Note that account creation happens in the test serially before any of the other tests are run, so you do not need to perform any synchronization in the create_account procedure.

Hint: To avoid deadlock between multiple threads trying to acquire the same set of locks, you should ensure they attempt to acquire the locks in the same order.

Please do not change anything in the bank-test.c and bank.h files. You are only required to submit bank.c for this part. It will be tested it with the original versions of the other two files.

## Part B: Map

For the second part of the lab, you will implement a parallel version of the familiar map function from Scheme. The starter code for this part includes a serial implementation, along with a test program that will run your parallel implementation with 1, 2, 4, and 8 threads, and validate all the results.

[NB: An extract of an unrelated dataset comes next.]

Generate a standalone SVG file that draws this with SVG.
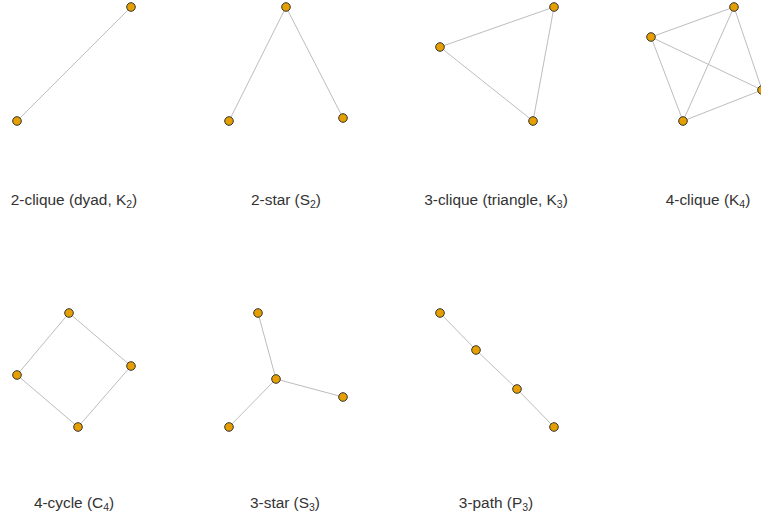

Your job is to implement parallel_map. The output from the function must be correct, but you must also adhere to a few additional requirements:

1. You may not create and destroy more than num_threads threads in the function. That means you will need to have each thread run the mapped function over more than one entry.
2. You will have to divide the work between threads at least somewhat evenly. There are many schemes you can use to do this, but I recommend thinking carefully about how you divide work to minimize the amount of synchronization.
3. The main thread should just wait for worker threads to complete the parallel_map. A more advanced implementation might have the main thread do work as well, but please do not do that for this lab.
4. Your parallel implementation must run faster when you add more threads, at least up to four threads. Your run with 1 thread will likely be slower than the serial version of the program, but you should see an improvement when you go to two and four threads.